When I came to Fairfield’s Parents’ Weekend with my parents when I was in tenth grade and my brother was a senior here, I thought Fairfield looked like a great school. Nice people, great performing arts center, close proximity to the beach. In my mind, Fairfield was missing only one thing: a women’s ice hockey team.

By the end of my freshman year, not only did the university lack a women’s team, but they had also cancelled the men’s varsity program. Oops. Looks like I should have gone to school in Canada.

It seems, however, that hockey enthusiasts at Fairfield are undeterred. The year following the men’s team’s cancellation, a men’s club hockey program emerged.
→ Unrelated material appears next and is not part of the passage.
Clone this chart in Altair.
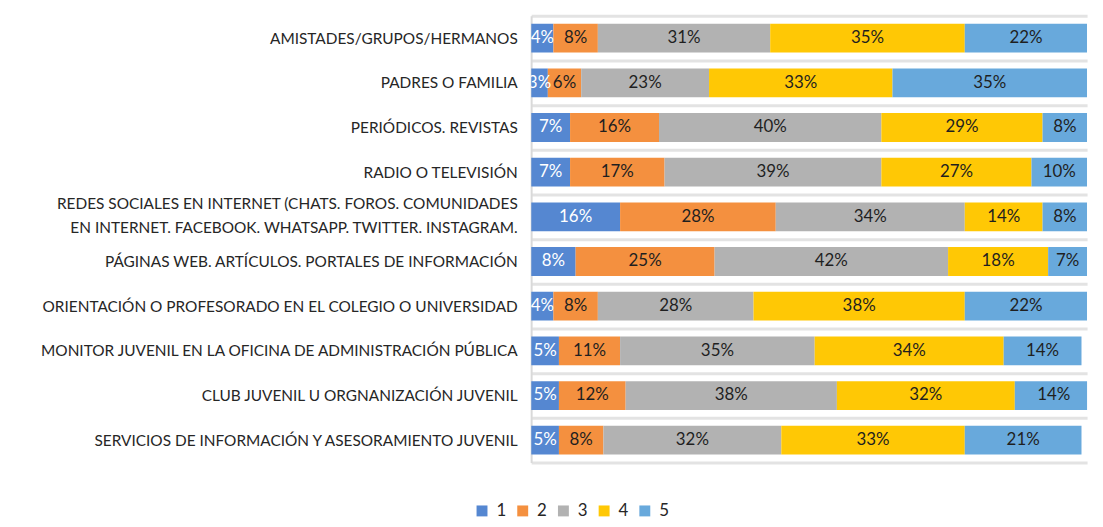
import altair as alt
import pandas as pd

categories = [
    "AMISTADES/GRUPOS/HERMANOS",
    "PADRES O FAMILIA",
    "PERIÓDICOS. REVISTAS",
    "RADIO O TELEVISIÓN",
    "REDES SOCIALES EN INTERNET (CHATS. FOROS. COMUNIDADES|EN INTERNET. FACEBOOK. WHATSAPP. TWITTER. INSTAGRAM.",
    "PÁGINAS WEB. ARTÍCULOS. PORTALES DE INFORMACIÓN",
    "ORIENTACIÓN O PROFESORADO EN EL COLEGIO O UNIVERSIDAD",
    "MONITOR JUVENIL EN LA OFICINA DE ADMINISTRACIÓN PÚBLICA",
    "CLUB JUVENIL U ORGNANIZACIÓN JUVENIL",
    "SERVICIOS DE INFORMACIÓN Y ASESORAMIENTO JUVENIL",
]
series_names = ["1", "2", "3", "4", "5"]
s1 = [4, 3, 7, 7, 16, 8, 4, 5, 5, 5]
s2 = [8, 6, 16, 17, 28, 25, 8, 11, 12, 8]
s3 = [31, 23, 40, 39, 34, 42, 28, 35, 38, 32]
s4 = [35, 33, 29, 27, 14, 18, 38, 34, 32, 33]
s5 = [22, 35, 8, 10, 8, 7, 22, 14, 14, 21]
colors = ["#5587D1", "#F4903F", "#B2B2B2", "#FFC805", "#68A9DC"]

series = [s1, s2, s3, s4, s5]
rows = []
for i, cat in enumerate(categories):
    start = 0
    for j, name in enumerate(series_names):
        v = series[j][i]
        rows.append({
            "cat": cat, "series": name, "value": v,
            "start": start, "end": start + v, "mid": start + v / 2,
            "label": f"{v}%", "light": j == 0,
        })
        start += v
df = pd.DataFrame(rows)

FONT = "Lato"

y_enc = alt.Y(
    "cat:N", sort=categories, title=None,
    scale=alt.Scale(paddingInner=0, paddingOuter=0),
    axis=alt.Axis(
        labelExpr="split(datum.label, '|')",
        labelFont=FONT, labelFontSize=15.5, labelColor="#262626",
        labelPadding=14, labelLimit=600, labelLineHeight=24,
        labelOffset={"condition": {"test": "isString(datum.value) && indexof(datum.value, '|') >= 0", "value": -13}, "value": 0},
        ticks=False, domain=True, domainColor="#d9d9d9", domainWidth=2,
        grid=True, gridColor="#e3e3e3", gridWidth=3, tickBand="extent",
    ),
)
x_scale = alt.Scale(domain=[0, 100], nice=False, zero=True)

bars = alt.Chart(df).mark_bar(size=29, clip=True).encode(
    y=y_enc,
    x=alt.X("start:Q", scale=x_scale, axis=None),
    x2="end:Q",
    color=alt.Color(
        "series:N", scale=alt.Scale(domain=series_names, range=colors),
        legend=alt.Legend(
            title=None, orient="none", direction="horizontal",
            legendX=-58, legendY=490, symbolType="square", symbolSize=121,
            symbolStrokeWidth=0, labelFont=FONT, labelFontSize=17,
            labelColor="#262626", labelOffset=6, columnPadding=8,
        ),
    ),
)

texts = alt.Chart(df).mark_text(font=FONT, fontSize=17, clip=True).encode(
    y=alt.Y("cat:N", sort=categories),
    x=alt.X("mid:Q", scale=x_scale),
    text="label:N",
    color=alt.condition("datum.light", alt.value("#ffffff"), alt.value("#1f1f1f")),
)

chart = alt.layer(bars, texts).properties(
    width=560, height=450,
    autosize=alt.AutoSizeParams(type="none"),
    padding={"left": 527, "top": 6, "right": 8, "bottom": 55},
    background="white",
).configure_view(stroke=None)

chart.save("out.html", embed_options={"renderer": "svg", "actions": False})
What’s more, a women’s club team is now in its inaugural year. The team has 14 members, practices on-ice twice a week, and will play eight games between now and February.
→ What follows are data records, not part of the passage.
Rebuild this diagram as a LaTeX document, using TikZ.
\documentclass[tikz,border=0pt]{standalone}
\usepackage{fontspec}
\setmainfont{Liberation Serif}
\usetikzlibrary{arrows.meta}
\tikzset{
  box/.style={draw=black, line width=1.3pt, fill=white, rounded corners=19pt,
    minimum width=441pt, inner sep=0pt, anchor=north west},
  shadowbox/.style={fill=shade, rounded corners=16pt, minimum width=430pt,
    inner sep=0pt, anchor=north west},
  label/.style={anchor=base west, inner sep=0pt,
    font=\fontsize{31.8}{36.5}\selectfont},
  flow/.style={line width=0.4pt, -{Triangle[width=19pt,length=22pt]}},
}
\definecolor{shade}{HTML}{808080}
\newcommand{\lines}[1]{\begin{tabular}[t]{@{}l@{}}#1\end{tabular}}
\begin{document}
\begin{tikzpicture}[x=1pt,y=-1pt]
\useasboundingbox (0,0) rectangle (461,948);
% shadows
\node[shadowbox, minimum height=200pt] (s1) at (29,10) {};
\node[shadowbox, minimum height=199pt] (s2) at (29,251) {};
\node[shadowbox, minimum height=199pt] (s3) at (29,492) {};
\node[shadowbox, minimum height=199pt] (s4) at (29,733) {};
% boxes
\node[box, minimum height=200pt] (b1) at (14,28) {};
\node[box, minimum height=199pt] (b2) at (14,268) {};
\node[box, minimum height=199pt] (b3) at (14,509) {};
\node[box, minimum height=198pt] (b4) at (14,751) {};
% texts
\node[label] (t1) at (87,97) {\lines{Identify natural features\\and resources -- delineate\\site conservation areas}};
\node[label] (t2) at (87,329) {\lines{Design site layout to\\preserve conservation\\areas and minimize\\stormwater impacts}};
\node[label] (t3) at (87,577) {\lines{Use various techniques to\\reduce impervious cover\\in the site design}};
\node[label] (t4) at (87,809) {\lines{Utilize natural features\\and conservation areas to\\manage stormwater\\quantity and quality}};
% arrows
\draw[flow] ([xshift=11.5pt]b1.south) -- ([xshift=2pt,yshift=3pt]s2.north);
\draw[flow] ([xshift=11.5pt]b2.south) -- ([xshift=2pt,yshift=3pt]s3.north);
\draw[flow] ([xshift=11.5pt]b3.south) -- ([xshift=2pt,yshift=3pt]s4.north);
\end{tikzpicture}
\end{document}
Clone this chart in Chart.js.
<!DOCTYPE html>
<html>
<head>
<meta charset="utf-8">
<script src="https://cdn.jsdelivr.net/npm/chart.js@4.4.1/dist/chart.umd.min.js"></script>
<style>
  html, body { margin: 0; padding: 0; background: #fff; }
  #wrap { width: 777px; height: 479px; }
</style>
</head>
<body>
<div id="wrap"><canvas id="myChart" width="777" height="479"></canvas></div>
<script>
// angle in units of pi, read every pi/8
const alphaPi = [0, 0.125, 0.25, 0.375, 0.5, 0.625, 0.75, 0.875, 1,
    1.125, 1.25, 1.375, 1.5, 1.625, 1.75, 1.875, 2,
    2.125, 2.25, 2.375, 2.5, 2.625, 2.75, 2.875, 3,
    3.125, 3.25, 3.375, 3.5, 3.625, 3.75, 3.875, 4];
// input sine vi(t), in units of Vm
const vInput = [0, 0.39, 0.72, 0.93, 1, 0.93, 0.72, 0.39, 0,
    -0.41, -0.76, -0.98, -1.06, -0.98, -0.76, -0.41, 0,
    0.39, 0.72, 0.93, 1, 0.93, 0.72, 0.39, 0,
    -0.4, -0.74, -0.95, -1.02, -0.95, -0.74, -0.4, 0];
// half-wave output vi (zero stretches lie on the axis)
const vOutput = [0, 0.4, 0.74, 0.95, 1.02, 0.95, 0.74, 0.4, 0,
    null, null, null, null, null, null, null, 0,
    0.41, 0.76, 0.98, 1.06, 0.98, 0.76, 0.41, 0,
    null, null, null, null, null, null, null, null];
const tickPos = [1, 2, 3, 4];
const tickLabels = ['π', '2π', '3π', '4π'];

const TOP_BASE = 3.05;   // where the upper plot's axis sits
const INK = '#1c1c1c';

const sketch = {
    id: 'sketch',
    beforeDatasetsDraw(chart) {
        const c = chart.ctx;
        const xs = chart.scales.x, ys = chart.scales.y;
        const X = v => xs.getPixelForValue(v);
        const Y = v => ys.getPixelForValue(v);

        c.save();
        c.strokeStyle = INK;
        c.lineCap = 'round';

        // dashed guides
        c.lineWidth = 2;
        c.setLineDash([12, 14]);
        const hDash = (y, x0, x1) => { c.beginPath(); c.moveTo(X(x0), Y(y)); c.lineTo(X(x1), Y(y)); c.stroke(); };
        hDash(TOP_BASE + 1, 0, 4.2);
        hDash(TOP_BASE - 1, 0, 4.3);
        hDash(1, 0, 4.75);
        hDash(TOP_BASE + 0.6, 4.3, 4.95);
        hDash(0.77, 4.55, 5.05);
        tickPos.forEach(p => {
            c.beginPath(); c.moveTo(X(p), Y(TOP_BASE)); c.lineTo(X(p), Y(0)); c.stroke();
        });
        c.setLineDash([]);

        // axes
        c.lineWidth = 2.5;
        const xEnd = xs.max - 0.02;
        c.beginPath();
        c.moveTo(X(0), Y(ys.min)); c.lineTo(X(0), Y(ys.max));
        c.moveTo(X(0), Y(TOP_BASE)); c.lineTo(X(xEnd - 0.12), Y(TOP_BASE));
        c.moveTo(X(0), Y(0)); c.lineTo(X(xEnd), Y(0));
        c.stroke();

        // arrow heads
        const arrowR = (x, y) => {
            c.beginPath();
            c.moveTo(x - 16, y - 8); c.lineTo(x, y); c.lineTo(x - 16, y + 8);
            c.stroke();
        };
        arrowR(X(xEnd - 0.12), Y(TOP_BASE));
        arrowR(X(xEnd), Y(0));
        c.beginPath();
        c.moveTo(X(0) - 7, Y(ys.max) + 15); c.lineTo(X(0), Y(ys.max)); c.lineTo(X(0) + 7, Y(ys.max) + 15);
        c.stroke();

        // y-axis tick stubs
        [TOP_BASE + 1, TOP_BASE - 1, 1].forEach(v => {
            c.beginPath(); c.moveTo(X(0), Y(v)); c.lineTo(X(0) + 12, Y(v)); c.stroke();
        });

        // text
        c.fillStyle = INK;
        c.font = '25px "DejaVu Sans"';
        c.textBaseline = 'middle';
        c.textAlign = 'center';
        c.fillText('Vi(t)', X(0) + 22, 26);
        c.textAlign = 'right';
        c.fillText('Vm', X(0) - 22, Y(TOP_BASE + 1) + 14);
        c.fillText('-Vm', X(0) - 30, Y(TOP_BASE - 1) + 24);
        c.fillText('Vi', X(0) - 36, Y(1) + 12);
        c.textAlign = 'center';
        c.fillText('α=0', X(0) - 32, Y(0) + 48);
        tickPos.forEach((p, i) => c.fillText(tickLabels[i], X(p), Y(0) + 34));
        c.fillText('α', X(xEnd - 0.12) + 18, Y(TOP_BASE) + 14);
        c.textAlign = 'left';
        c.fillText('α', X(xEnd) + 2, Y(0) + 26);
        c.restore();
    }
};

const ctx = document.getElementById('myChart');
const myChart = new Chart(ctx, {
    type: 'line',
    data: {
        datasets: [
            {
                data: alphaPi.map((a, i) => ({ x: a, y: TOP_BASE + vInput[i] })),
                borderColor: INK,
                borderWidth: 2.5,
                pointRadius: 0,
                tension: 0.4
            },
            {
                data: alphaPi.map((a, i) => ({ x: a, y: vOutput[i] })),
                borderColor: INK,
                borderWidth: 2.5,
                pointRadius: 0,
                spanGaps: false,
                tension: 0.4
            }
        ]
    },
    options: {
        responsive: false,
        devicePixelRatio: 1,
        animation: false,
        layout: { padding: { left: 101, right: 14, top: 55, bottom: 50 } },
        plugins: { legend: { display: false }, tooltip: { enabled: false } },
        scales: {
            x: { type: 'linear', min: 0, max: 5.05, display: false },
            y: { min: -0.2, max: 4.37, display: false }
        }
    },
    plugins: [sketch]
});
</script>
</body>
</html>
The team will try to gain entrance into a league next year, which will raise the number of games. In the meantime, the women will battle teams such as UConn, Mt. Holyoke, and Wesleyan.

Erin Hickey ’08 decided to start the club program last year. She had played ice hockey in the past, and was looking for a way to bring the sport into her college experience. Thanks to her hard work, ice hockey as a “men’s only” sport is a thing of the past at Fairfield.

For several years when I was in my early teens, I dreamed of playing college hockey. I probably wasn’t good enough, of course, but hockey was my life. I played roller hockey and street hockey on guys’ teams, played one terrifying spring ice hockey season in a guys’ checking league, and then played on a women’s ice hockey team. (The latter was non-checking, but I did witness a fight which ended with my team captain spitting at the other team’s involved player.)

It seemed unlikely that I should have ended up as far as I did. My first experience with hockey was in fourth grade when my dad took me to a Flyers game, and he had to bribe me to go by promising to stop at Burger King on the way in.

After that game, though, I was hooked, and some years later, despite my mother’s worries that I was surely going to end up with no teeth, I stepped onto a rink for the first time. I was in seventh grade, wore geeky glasses, and was the only girl on the team, but I was determined.

Now, although it’s three years late in my opinion, female ice hockey players at Fairfield finally get the chance to show what they’ve got and have a little fun while they’re at it.

In fact, in the writing of this column I’ve actually been swayed to join the team myself, and while I’ll no doubt be a little rusty, it’s a great opportunity-not only for me, but for all other hockey-minded women who will come to Fairfield in the future.